Personal information
- Born: Bruce George Cameron 1941/1942

Sport
- Country: New Zealand
- Sport: Weightlifting

Medal record
Representing New Zealand
Men's weightlifting
British Commonwealth Games
| Bronze medal – third place | 1970 Edinburgh | 67.5 kg |
| Bronze medal – third place | 1974 Christchurch | 67.5 kg |

= Bruce Cameron (weightlifter) =

New Zealand weightlifter

Bruce George Cameron (born 1941/42) is a former weightlifter for New Zealand. He won two bronze medals at British Commonwealth Games representing New Zealand.

Cameron's early sporting career was as a rugby union player, touring Australia with the Junior All Blacks in 1964, but he later took up weightlifting due to injury.

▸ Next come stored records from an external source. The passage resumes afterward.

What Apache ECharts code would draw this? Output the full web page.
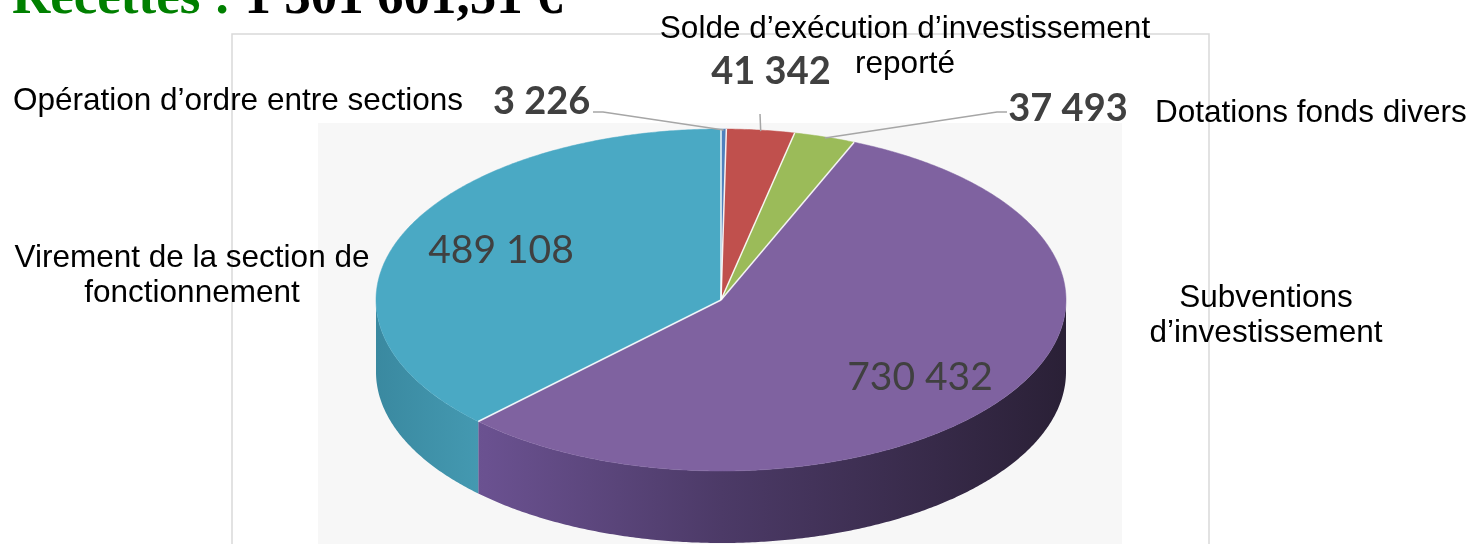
<!DOCTYPE html>
<html><head><meta charset="utf-8">
<script src="https://cdn.jsdelivr.net/npm/echarts@6/dist/echarts.min.js"></script>
<style>html,body{margin:0;padding:0;background:#fff;overflow:hidden}#c{width:1475px;height:544px}</style>
</head><body><div id="c"></div>
<script>
// ---------- data ----------
const titleLabel = "Recettes :";
const titleAmount = "1 301 601,51 €";
const categories = [
  "Opération d’ordre entre sections",
  "Solde d’exécution d’investissement\nreporté",
  "Dotations fonds divers",
  "Subventions\nd’investissement",
  "Virement de la section de\nfonctionnement"
];
const values = [3226, 41342, 37493, 730432, 489108];

// ---------- styles / layout ----------
const topColors = ["#4f81bd", "#c0504d", "#9bbb59", "#7f62a0", "#4aa9c4"];
const sideStops = [
  [[0, "#3d679b"], [1, "#2a476d"]],
  [[0, "#9c3f3d"], [1, "#6e2a29"]],
  [[0, "#7f9a47"], [1, "#566a2f"]],
  [[0, "#735a9b"], [0.16, "#6a5190"], [0.5, "#4c3a67"], [1, "#2a2036"]],
  [[0, "#3a89a0"], [0.15, "#4499b1"], [1, "#2d6f82"]]
];
const PIE = { cx: 721, cy: 300, rx: 345, ry: 171, depth: 72 };
const NAME_FONT = '31.5px "Liberation Sans", Arial, sans-serif';
const VAL_BOLD = 'bold 38px Lato, "Open Sans", sans-serif';
const VAL_REG = '39px Lato, "Open Sans", sans-serif';
const LAYOUT = [
  { name: { x: 13, y: 101, align: 'left' }, val: { x: 493, y: 102, align: 'left', font: VAL_BOLD }, leader: [[593, 112], [603, 112]] },
  { name: { x: 905, y: 47, align: 'center' }, val: { x: 771, y: 72, align: 'center', font: VAL_BOLD }, leader: [[760, 114]] },
  { name: { x: 1155, y: 113, align: 'left' }, val: { x: 1068, y: 109, align: 'center', font: VAL_BOLD }, leader: [[1007, 112], [997, 112]] },
  { name: { x: 1266, y: 316, align: 'center' }, val: { x: 920, y: 377, align: 'center', font: VAL_REG } },
  { name: { x: 192, y: 276, align: 'center' }, val: { x: 501, y: 250, align: 'center', font: VAL_REG } }
];

const fmt = v => String(v).replace(/\B(?=(\d{3})+(?!\d))/g, ' ');
const total = values.reduce((a, b) => a + b, 0);
const toRad = d => d * Math.PI / 180;
function pt(deg, dy) {
  const r = toRad(deg);
  return [PIE.cx + PIE.rx * Math.sin(r), PIE.cy - PIE.ry * Math.cos(r) + (dy || 0)];
}
function arc(a0, a1, dy) {
  const pts = [];
  const n = Math.max(2, Math.ceil((a1 - a0) / 0.5));
  for (let k = 0; k <= n; k++) pts.push(pt(a0 + (a1 - a0) * k / n, dy));
  return pts;
}

function renderItem(params, api) {
  const i = params.dataIndex;
  let before = 0;
  for (let k = 0; k < i; k++) before += values[k];
  const v = api.value(0);
  const a0 = before / total * 360;
  const a1 = (before + v) / total * 360;
  const children = [];
  // side wall (front half only: 90..270)
  const lo = Math.max(a0, 90), hi = Math.min(a1, 270);
  if (hi > lo) {
    const topEdge = arc(lo, hi, 0);
    const botEdge = arc(lo, hi, PIE.depth).reverse();
    children.push({
      type: 'polygon', z2: 1,
      shape: { points: topEdge.concat(botEdge) },
      style: {
        fill: new echarts.graphic.LinearGradient(PIE.cx - PIE.rx, 0, PIE.cx + PIE.rx, 0,
          sideStops[i].map(s => ({ offset: s[0], color: s[1] })), true)
      }
    });
  }
  // top sector
  children.push({
    type: 'polygon', z2: 5,
    shape: { points: [[PIE.cx, PIE.cy]].concat(arc(a0, a1, 0)) },
    style: { fill: topColors[i], stroke: topColors[i], lineWidth: 0.5 }
  });
  // white separator at start edge
  children.push({
    type: 'line', z2: 6,
    shape: { x1: PIE.cx, y1: PIE.cy, x2: pt(a0)[0], y2: pt(a0)[1] },
    style: { stroke: 'rgba(255,255,255,0.9)', lineWidth: 1.5 }
  });
  const L = LAYOUT[i];
  // leader line
  if (L.leader) {
    const end = pt((a0 + a1) / 2, 1);
    children.push({
      type: 'polyline', z2: 7,
      shape: { points: L.leader.concat([end]) },
      style: { stroke: '#a6a6a6', lineWidth: 1.5, fill: null }
    });
  }
  // value label
  children.push({
    type: 'text', z2: 10,
    style: { text: fmt(v), x: L.val.x, y: L.val.y, font: L.val.font, fill: '#404040',
      align: L.val.align, textAlign: L.val.align, verticalAlign: 'middle', textVerticalAlign: 'middle' }
  });
  // category label
  children.push({
    type: 'text', z2: 10,
    style: { text: categories[i], x: L.name.x, y: L.name.y, font: NAME_FONT, fill: '#000', lineHeight: 35,
      align: L.name.align, textAlign: L.name.align, verticalAlign: 'middle', textVerticalAlign: 'middle' }
  });
  return { type: 'group', children };
}

const chart = echarts.init(document.getElementById('c'), null, { renderer: 'canvas' });
chart.setOption({
  animation: false,
  backgroundColor: '#ffffff',
  graphic: [
    { type: 'rect', z: 0, shape: { x: 232, y: 34, width: 977, height: 540 }, style: { fill: '#ffffff', stroke: '#d9d9d9', lineWidth: 1.5 } },
    { type: 'rect', z: 0, shape: { x: 318, y: 123, width: 804, height: 430 }, style: { fill: '#f7f7f7' } },
    { type: 'text', z: 20, style: {
        text: '{g|' + titleLabel + '} {k|' + titleAmount + '}', x: 12, y: -1,
        font: 'bold 53px "Liberation Serif", "Times New Roman", serif',
        verticalAlign: 'middle', textVerticalAlign: 'middle',
        rich: {
          g: { fill: '#008000', font: 'bold 53px "Liberation Serif", "Times New Roman", serif' },
          k: { fill: '#000000', font: 'bold 53px "Liberation Serif", "Times New Roman", serif' }
        }
    } }
  ],
  series: [{
    type: 'custom',
    coordinateSystem: 'none',
    z: 5,
    data: values,
    renderItem: renderItem
  }]
});
</script>
</body></html>
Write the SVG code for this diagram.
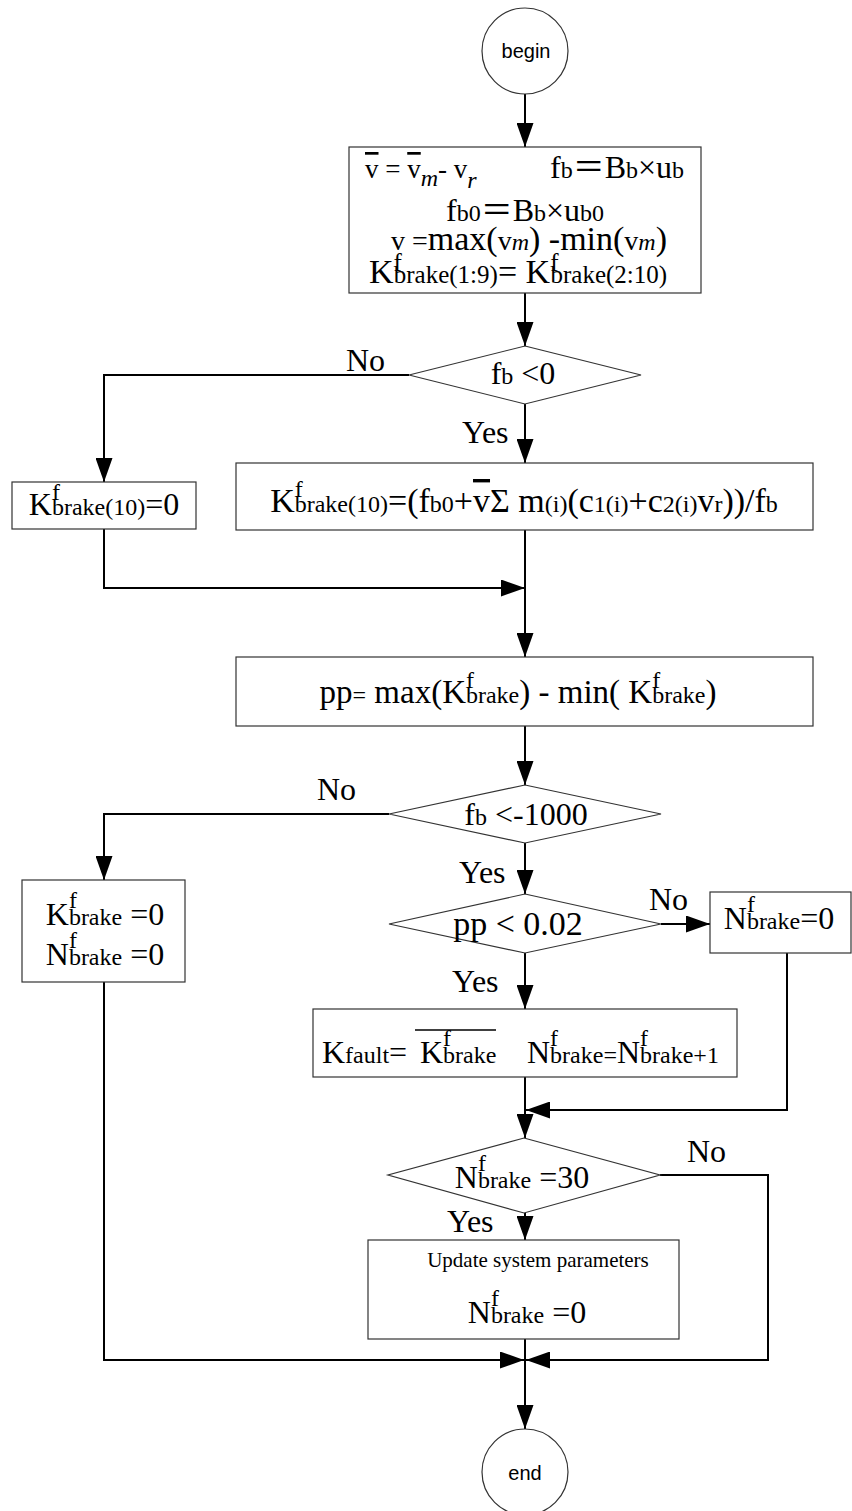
<svg xmlns="http://www.w3.org/2000/svg" width="852" height="1511" viewBox="0 0 852 1511">
<style>
.t{font-family:"Liberation Serif","Times New Roman",serif;fill:#000}
.sans{font-family:"Liberation Sans",Arial,sans-serif;fill:#000;font-size:20px}
.sh{fill:#fff;stroke:#333;stroke-width:1.2}
.c{fill:none;stroke:#000;stroke-width:2}
.lb{font-size:32px}
.B{font-size:32px}
.s{font-size:24px}
.i{font-style:italic}
.ov{text-decoration:overline}
.eq{font-family:"Noto Sans CJK SC",sans-serif}
</style>
<defs>
<marker id="a" markerUnits="userSpaceOnUse" markerWidth="24" markerHeight="17" viewBox="0 0 24 17" refX="24" refY="8.5" orient="auto"><path d="M0,0L24,8.5L0,17z" fill="#000"/></marker>
</defs>
<rect width="852" height="1511" fill="#fff"/>
<g id="connectors">
<path class="c" d="M525,94V147" marker-end="url(#a)"/>
<path class="c" d="M525,293V346" marker-end="url(#a)"/>
<path class="c" d="M409,375H104V482" marker-end="url(#a)"/>
<path class="c" d="M525,404V463" marker-end="url(#a)"/>
<path class="c" d="M104,529V588H525" marker-end="url(#a)"/>
<path class="c" d="M525,530V657" marker-end="url(#a)"/>
<path class="c" d="M525,726V785" marker-end="url(#a)"/>
<path class="c" d="M389,814H104V880" marker-end="url(#a)"/>
<path class="c" d="M525,843V894" marker-end="url(#a)"/>
<path class="c" d="M661,924H710" marker-end="url(#a)"/>
<path class="c" d="M525,953V1009" marker-end="url(#a)"/>
<path class="c" d="M525,1077V1138" marker-end="url(#a)"/>
<path class="c" d="M787,953V1110H526" marker-end="url(#a)"/>
<path class="c" d="M660,1175H768V1360H526" marker-end="url(#a)"/>
<path class="c" d="M525,1213V1240" marker-end="url(#a)"/>
<path class="c" d="M104,982V1360H524" marker-end="url(#a)"/>
<path class="c" d="M525,1339V1429" marker-end="url(#a)"/>
<g class="t lb">
<text x="346" y="371">No</text>
<text x="462" y="443">Yes</text>
<text x="317" y="800">No</text>
<text x="459" y="883">Yes</text>
<text x="649" y="910">No</text>
<text x="452" y="992">Yes</text>
<text x="687" y="1162">No</text>
<text x="447" y="1232">Yes</text>
</g>
</g>
<g id="begin">
<circle class="sh" cx="525" cy="51" r="43"/>
<text class="sans" x="526" y="58" text-anchor="middle">begin</text>
</g>
<g id="init">
<rect class="sh" x="349" y="147" width="352" height="146"/>
<text class="t" x="365" y="178" font-size="27"><tspan class="ov">v</tspan> = <tspan class="ov">v</tspan><tspan class="s i" dy="8">m</tspan><tspan dy="-8">- v</tspan><tspan class="s i" dy="10">r</tspan></text>
<text class="t B" x="550" y="178">f<tspan class="s">b</tspan><tspan class="eq">＝</tspan>B<tspan class="s">b</tspan>×u<tspan class="s">b</tspan></text>
<text class="t B" x="525" y="221" text-anchor="middle">f<tspan class="s">b0</tspan><tspan class="eq">＝</tspan>B<tspan class="s">b</tspan>×u<tspan class="s">b0</tspan></text>
<text class="t" x="529" y="250" text-anchor="middle" font-size="34"><tspan font-size="28">v =</tspan>max(<tspan font-size="28">v</tspan><tspan class="s i">m</tspan>) -min(<tspan font-size="28">v</tspan><tspan class="s i">m</tspan>)</text>
<text class="t" x="518" y="283" text-anchor="middle" font-size="34">K<tspan font-size="25" dy="-12">f</tspan><tspan font-size="25" dx="-8" dy="12">brake(1:9)</tspan>= K<tspan font-size="25" dy="-12">f</tspan><tspan font-size="25" dx="-8" dy="12">brake(2:10)</tspan></text>
</g>
<g id="dec1">
<polygon class="sh" points="525,346 641,375 525,404 409,375"/>
<text class="t B" x="523" y="384" text-anchor="middle">f<tspan class="s">b</tspan> &lt;0</text>
</g>
<g id="k10zero">
<rect class="sh" x="12" y="482" width="184" height="47"/>
<text class="t B" x="104" y="515" text-anchor="middle">K<tspan class="s" dy="-15">f</tspan><tspan class="s" dx="-8" dy="15">brake(10)</tspan>=0</text>
</g>
<g id="k10calc">
<rect class="sh" x="236" y="463" width="577" height="67"/>
<text class="t" x="524" y="512" text-anchor="middle" font-size="34">K<tspan class="s" dy="-15">f</tspan><tspan class="s" dx="-8" dy="15">brake(10)</tspan>=(f<tspan class="s">b0</tspan>+<tspan class="ov">v</tspan>Σ m<tspan class="s">(i)</tspan>(c<tspan class="s">1(i)</tspan>+c<tspan class="s">2(i)</tspan>v<tspan class="s">r</tspan>))/f<tspan class="s">b</tspan></text>
</g>
<g id="pp">
<rect class="sh" x="236" y="657" width="577" height="69"/>
<text class="t" x="518" y="703" text-anchor="middle" font-size="33">pp<tspan class="s">=</tspan> max(K<tspan class="s" dy="-15">f</tspan><tspan class="s" dx="-8" dy="15">brake</tspan>) - min( K<tspan class="s" dy="-15">f</tspan><tspan class="s" dx="-8" dy="15">brake</tspan>)</text>
</g>
<g id="dec2">
<polygon class="sh" points="525,785 661,814 525,843 389,814"/>
<text class="t B" x="526" y="825" text-anchor="middle">f<tspan class="s">b</tspan> &lt;-1000</text>
</g>
<g id="reset">
<rect class="sh" x="22" y="880" width="163" height="102"/>
<text class="t B" x="105" y="925" text-anchor="middle">K<tspan class="s" dy="-17">f</tspan><tspan class="s" dx="-8" dy="17">brake</tspan> =0</text>
<text class="t B" x="105" y="965" text-anchor="middle">N<tspan class="s" dy="-17">f</tspan><tspan class="s" dx="-8" dy="17">brake</tspan> =0</text>
</g>
<g id="dec3">
<polygon class="sh" points="525,894 661,924 525,953 389,924"/>
<text class="t" x="518" y="935" text-anchor="middle" font-size="34">pp &lt; 0.02</text>
</g>
<g id="nzero">
<rect class="sh" x="710" y="892" width="141" height="61"/>
<text class="t B" x="779" y="929" text-anchor="middle">N<tspan class="s" dy="-17">f</tspan><tspan class="s" dx="-8" dy="17">brake</tspan>=0</text>
</g>
<g id="kfault">
<rect class="sh" x="313" y="1009" width="424" height="68"/>
<text class="t B" x="322" y="1063">K<tspan class="s">fault</tspan>= <tspan x="420">K</tspan><tspan class="s" dy="-17">f</tspan><tspan class="s" dx="-8" dy="17">brake</tspan><tspan x="527">N</tspan><tspan class="s" dy="-17">f</tspan><tspan class="s" dx="-8" dy="17">brake=</tspan>N<tspan class="s" dy="-17">f</tspan><tspan class="s" dx="-8" dy="17">brake+1</tspan></text>
<line x1="415" y1="1030" x2="496" y2="1030" stroke="#000" stroke-width="1.5"/>
</g>
<g id="dec4">
<polygon class="sh" points="524,1138 660,1175 524,1213 388,1175"/>
<text class="t B" x="522" y="1188" text-anchor="middle">N<tspan class="s" dy="-17">f</tspan><tspan class="s" dx="-8" dy="17">brake</tspan> =30</text>
</g>
<g id="update">
<rect class="sh" x="368" y="1240" width="311" height="99"/>
<text class="t" x="538" y="1267" text-anchor="middle" font-size="21">Update system parameters</text>
<text class="t B" x="527" y="1323" text-anchor="middle">N<tspan class="s" dy="-17">f</tspan><tspan class="s" dx="-8" dy="17">brake</tspan> =0</text>
</g>
<g id="end">
<circle class="sh" cx="525" cy="1472" r="43"/>
<text class="sans" x="525" y="1480" text-anchor="middle">end</text>
</g>
</svg>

Cameron competed in the 60 kg division in weightlifting at the 1966 British Empire and Commonwealth Games, finishing eighth. He won the bronze medal at the 1970 British Commonwealth Games in the men's 67.5 kg grade. Then four years later at the 1974 British Commonwealth Games he won the bronze medal in the same grade.

He was a New Zealand Olympic team selector from 1977 to 2005.

In 1990, Cameron was awarded the New Zealand 1990 Commemoration Medal. In the 2006 New Year Honours, he was appointed an Officer of the New Zealand Order of Merit, for services to sport.